PROBLEM STATEMENT >>
Will you write out the data exactly, excluding every picture?

RECORDED DATA >>
-- START --
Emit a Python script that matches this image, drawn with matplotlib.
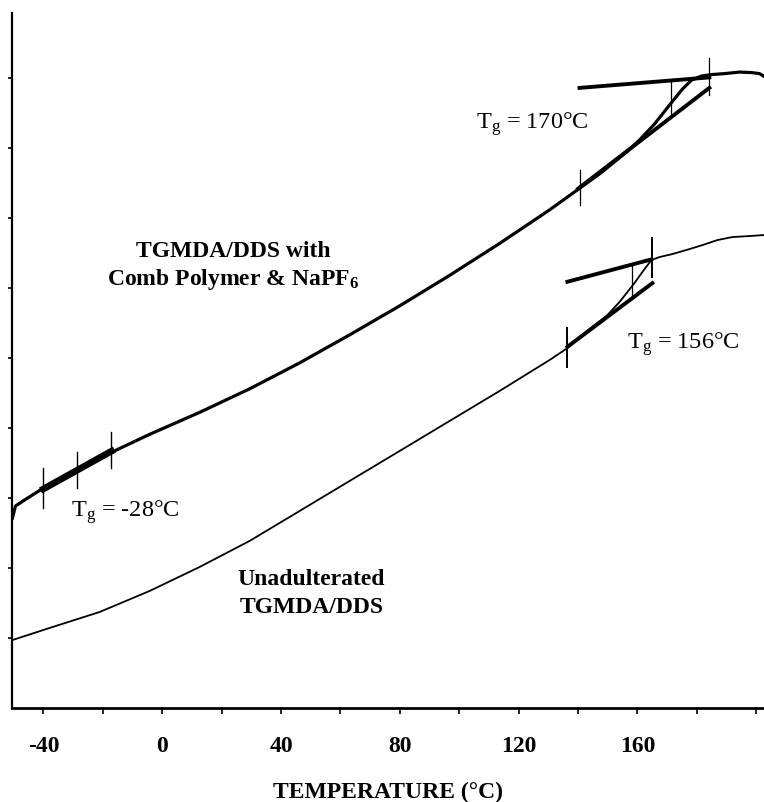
import matplotlib
matplotlib.use("Agg")
import matplotlib.pyplot as plt

plt.rcParams['font.family'] = ['Liberation Serif', 'DejaVu Serif']
plt.rcParams['mathtext.fontset'] = 'custom'
plt.rcParams['mathtext.rm'] = 'Liberation Serif'
plt.rcParams['mathtext.it'] = 'Liberation Serif:italic'
plt.rcParams['mathtext.bf'] = 'Liberation Serif:bold'

# ---- data (temperature in deg C, heat flow in arbitrary units) ----
comb_T = [-50.44, -49.43, -46.40, -40.00, -28.55, -17.10, -4.31, 12.53, 29.36,
          46.20, 63.03, 79.87, 96.70, 113.54, 130.37, 147.21, 156.30, 160.67,
          165.72, 170.77, 175.15, 178.18, 181.55, 184.92, 189.29, 194.34,
          198.38, 201.08, 202.42]
comb_Y = [2.714, 2.886, 2.971, 3.143, 3.400, 3.653, 3.909, 4.223, 4.559,
          4.930, 5.330, 5.744, 6.180, 6.637, 7.116, 7.630, 7.943, 8.114,
          8.343, 8.614, 8.843, 8.971, 9.029, 9.050, 9.064, 9.086,
          9.079, 9.064, 9.029]

neat_T = [-50.44, -37.98, -21.14, -4.31, 12.53, 29.36, 46.20, 63.03, 79.87,
          96.70, 113.54, 130.37, 136.43, 140.47, 145.52, 149.56, 153.94,
          158.99, 162.36, 164.71, 167.41, 171.78, 177.50, 181.88, 186.93,
          191.98, 197.70, 202.42]
neat_Y = [0.971, 1.143, 1.371, 1.671, 2.014, 2.386, 2.814, 3.243, 3.671,
          4.100, 4.529, 4.971, 5.143, 5.300, 5.471, 5.600, 5.800,
          6.071, 6.271, 6.400, 6.443, 6.486, 6.557, 6.614, 6.686,
          6.729, 6.743, 6.757]

# Tg construction lines
comb_low_tan_T = [140.0, 184.2]
comb_low_tan_Y = [7.42, 8.86]
comb_up_tan_T = [140.5, 184.2]
comb_up_tan_Y = [8.86, 9.01]
comb_tg_T = [171.4, 171.4]
comb_tg_Y = [8.44, 8.97]
comb_marks_T = [140.5, 184.2]
comb_marks_Y = [(7.19, 7.69), (8.76, 9.29)]

neat_low_tan_T = [136.4, 165.0]
neat_low_tan_Y = [5.16, 6.07]
neat_up_tan_T = [136.4, 164.7]
neat_up_tan_Y = [6.09, 6.41]
neat_tg_T = [158.0, 158.0]
neat_tg_Y = [5.84, 6.34]
neat_marks_T = [136.4, 165.0]
neat_marks_Y = [(4.87, 5.43), (6.16, 6.71)]

low_tan_T = [-40.0, -17.1]
low_tan_Y = [3.13, 3.67]
low_marks_T = [-40.0, -28.6, -17.1]
low_marks_Y = [(2.86, 3.43), (3.14, 3.66), (3.43, 3.94)]

x_ticks = [-40, -20, 0, 20, 40, 60, 80, 100, 120, 140, 160, 180, 200]
x_labels = ['-40', '', '0', '', '40', '', '80', '', '120', '', '160', '', '']
y_ticks = [1, 2, 3, 4, 5, 6, 7, 8, 9]

fig = plt.figure(figsize=(7.64, 8.02), dpi=100)
ax = fig.add_axes([12 / 764, (802 - 708) / 802, 1 - 12 / 764, (708 - 13) / 802])

ax.plot(comb_T, comb_Y, color='black', lw=2.3, solid_joinstyle='round')
ax.plot(neat_T, neat_Y, color='black', lw=1.3, solid_joinstyle='round')

ax.plot(comb_low_tan_T, comb_low_tan_Y, color='black', lw=2.8)
ax.plot(comb_up_tan_T, comb_up_tan_Y, color='black', lw=2.8)
ax.plot(comb_tg_T, comb_tg_Y, color='black', lw=0.9)
for t, (a, b) in zip(comb_marks_T, comb_marks_Y):
    ax.plot([t, t], [a, b], color='black', lw=0.9)

ax.plot(neat_low_tan_T, neat_low_tan_Y, color='black', lw=2.8)
ax.plot(neat_up_tan_T, neat_up_tan_Y, color='black', lw=2.8)
ax.plot(neat_tg_T, neat_tg_Y, color='black', lw=0.9)
for t, (a, b) in zip(neat_marks_T, neat_marks_Y):
    ax.plot([t, t], [a, b], color='black', lw=1.4)

ax.plot(low_tan_T, low_tan_Y, color='black', lw=4.8)
for t, (a, b) in zip(low_marks_T, low_marks_Y):
    ax.plot([t, t], [a, b], color='black', lw=1.0)

ax.set_xlim(-50.6, 202.6)
ax.set_ylim(0, 9.93)
ax.spines['top'].set_visible(False)
ax.spines['right'].set_visible(False)
ax.spines['left'].set_linewidth(1.6)
ax.spines['bottom'].set_linewidth(2.0)

ax.set_xticks(x_ticks)
ax.set_xticklabels(x_labels, fontsize=17, fontweight='bold')
ax.set_yticks(y_ticks)
ax.set_yticklabels([])
ax.tick_params(axis='x', direction='out', length=4, width=1.2, pad=16)
ax.tick_params(axis='y', direction='out', length=3, width=1.2)
ax.set_xlabel('TEMPERATURE (°C)', fontsize=17, fontweight='bold', labelpad=18)

ax.text(24.0, 6.44, 'TGMDA/DDS with', fontsize=17, fontweight='bold', ha='center', va='baseline')
ax.text(24.0, 6.04, r'Comb Polymer & NaPF$_\mathbf{6}$', fontsize=17, fontweight='bold', ha='center', va='baseline')
ax.text(50.2, 1.76, 'Unadulterated', fontsize=17, fontweight='bold', ha='center', va='baseline')
ax.text(50.2, 1.36, 'TGMDA/DDS', fontsize=17, fontweight='bold', ha='center', va='baseline')

ax.text(105.5, 8.28, r'T$_\mathrm{g}$ = 170°C', fontsize=17.5, ha='left', va='baseline')
ax.text(156.6, 5.13, r'T$_\mathrm{g}$ = 156°C', fontsize=17.5, ha='left', va='baseline')
ax.text(-30.6, 2.74, r'T$_\mathrm{g}$ = -28°C', fontsize=17.5, ha='left', va='baseline')

fig.savefig('out.png', dpi=100)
-- END --
RESULT BELOW >>
Emit a Python script that matches this image, drawn with matplotlib.
import matplotlib
matplotlib.use("Agg")
import matplotlib.pyplot as plt

plt.rcParams['font.family'] = ['Liberation Serif', 'DejaVu Serif']
plt.rcParams['mathtext.fontset'] = 'custom'
plt.rcParams['mathtext.rm'] = 'Liberation Serif'
plt.rcParams['mathtext.it'] = 'Liberation Serif:italic'
plt.rcParams['mathtext.bf'] = 'Liberation Serif:bold'

# ---- data (temperature in deg C, heat flow in arbitrary units) ----
comb_T = [-50.44, -49.43, -46.40, -40.00, -28.55, -17.10, -4.31, 12.53, 29.36,
          46.20, 63.03, 79.87, 96.70, 113.54, 130.37, 147.21, 156.30, 160.67,
          165.72, 170.77, 175.15, 178.18, 181.55, 184.92, 189.29, 194.34,
          198.38, 201.08, 202.42]
comb_Y = [2.714, 2.886, 2.971, 3.143, 3.400, 3.653, 3.909, 4.223, 4.559,
          4.930, 5.330, 5.744, 6.180, 6.637, 7.116, 7.630, 7.943, 8.114,
          8.343, 8.614, 8.843, 8.971, 9.029, 9.050, 9.064, 9.086,
          9.079, 9.064, 9.029]

neat_T = [-50.44, -37.98, -21.14, -4.31, 12.53, 29.36, 46.20, 63.03, 79.87,
          96.70, 113.54, 130.37, 136.43, 140.47, 145.52, 149.56, 153.94,
          158.99, 162.36, 164.71, 167.41, 171.78, 177.50, 181.88, 186.93,
          191.98, 197.70, 202.42]
neat_Y = [0.971, 1.143, 1.371, 1.671, 2.014, 2.386, 2.814, 3.243, 3.671,
          4.100, 4.529, 4.971, 5.143, 5.300, 5.471, 5.600, 5.800,
          6.071, 6.271, 6.400, 6.443, 6.486, 6.557, 6.614, 6.686,
          6.729, 6.743, 6.757]

# Tg construction lines
comb_low_tan_T = [140.0, 184.2]
comb_low_tan_Y = [7.42, 8.86]
comb_up_tan_T = [140.5, 184.2]
comb_up_tan_Y = [8.86, 9.01]
comb_tg_T = [171.4, 171.4]
comb_tg_Y = [8.44, 8.97]
comb_marks_T = [140.5, 184.2]
comb_marks_Y = [(7.19, 7.69), (8.76, 9.29)]

neat_low_tan_T = [136.4, 165.0]
neat_low_tan_Y = [5.16, 6.07]
neat_up_tan_T = [136.4, 164.7]
neat_up_tan_Y = [6.09, 6.41]
neat_tg_T = [158.0, 158.0]
neat_tg_Y = [5.84, 6.34]
neat_marks_T = [136.4, 165.0]
neat_marks_Y = [(4.87, 5.43), (6.16, 6.71)]

low_tan_T = [-40.0, -17.1]
low_tan_Y = [3.13, 3.67]
low_marks_T = [-40.0, -28.6, -17.1]
low_marks_Y = [(2.86, 3.43), (3.14, 3.66), (3.43, 3.94)]

x_ticks = [-40, -20, 0, 20, 40, 60, 80, 100, 120, 140, 160, 180, 200]
x_labels = ['-40', '', '0', '', '40', '', '80', '', '120', '', '160', '', '']
y_ticks = [1, 2, 3, 4, 5, 6, 7, 8, 9]

fig = plt.figure(figsize=(7.64, 8.02), dpi=100)
ax = fig.add_axes([12 / 764, (802 - 708) / 802, 1 - 12 / 764, (708 - 13) / 802])

ax.plot(comb_T, comb_Y, color='black', lw=2.3, solid_joinstyle='round')
ax.plot(neat_T, neat_Y, color='black', lw=1.3, solid_joinstyle='round')

ax.plot(comb_low_tan_T, comb_low_tan_Y, color='black', lw=2.8)
ax.plot(comb_up_tan_T, comb_up_tan_Y, color='black', lw=2.8)
ax.plot(comb_tg_T, comb_tg_Y, color='black', lw=0.9)
for t, (a, b) in zip(comb_marks_T, comb_marks_Y):
    ax.plot([t, t], [a, b], color='black', lw=0.9)

ax.plot(neat_low_tan_T, neat_low_tan_Y, color='black', lw=2.8)
ax.plot(neat_up_tan_T, neat_up_tan_Y, color='black', lw=2.8)
ax.plot(neat_tg_T, neat_tg_Y, color='black', lw=0.9)
for t, (a, b) in zip(neat_marks_T, neat_marks_Y):
    ax.plot([t, t], [a, b], color='black', lw=1.4)

ax.plot(low_tan_T, low_tan_Y, color='black', lw=4.8)
for t, (a, b) in zip(low_marks_T, low_marks_Y):
    ax.plot([t, t], [a, b], color='black', lw=1.0)

ax.set_xlim(-50.6, 202.6)
ax.set_ylim(0, 9.93)
ax.spines['top'].set_visible(False)
ax.spines['right'].set_visible(False)
ax.spines['left'].set_linewidth(1.6)
ax.spines['bottom'].set_linewidth(2.0)

ax.set_xticks(x_ticks)
ax.set_xticklabels(x_labels, fontsize=17, fontweight='bold')
ax.set_yticks(y_ticks)
ax.set_yticklabels([])
ax.tick_params(axis='x', direction='out', length=4, width=1.2, pad=16)
ax.tick_params(axis='y', direction='out', length=3, width=1.2)
ax.set_xlabel('TEMPERATURE (°C)', fontsize=17, fontweight='bold', labelpad=18)

ax.text(24.0, 6.44, 'TGMDA/DDS with', fontsize=17, fontweight='bold', ha='center', va='baseline')
ax.text(24.0, 6.04, r'Comb Polymer & NaPF$_\mathbf{6}$', fontsize=17, fontweight='bold', ha='center', va='baseline')
ax.text(50.2, 1.76, 'Unadulterated', fontsize=17, fontweight='bold', ha='center', va='baseline')
ax.text(50.2, 1.36, 'TGMDA/DDS', fontsize=17, fontweight='bold', ha='center', va='baseline')

ax.text(105.5, 8.28, r'T$_\mathrm{g}$ = 170°C', fontsize=17.5, ha='left', va='baseline')
ax.text(156.6, 5.13, r'T$_\mathrm{g}$ = 156°C', fontsize=17.5, ha='left', va='baseline')
ax.text(-30.6, 2.74, r'T$_\mathrm{g}$ = -28°C', fontsize=17.5, ha='left', va='baseline')

fig.savefig('out.png', dpi=100)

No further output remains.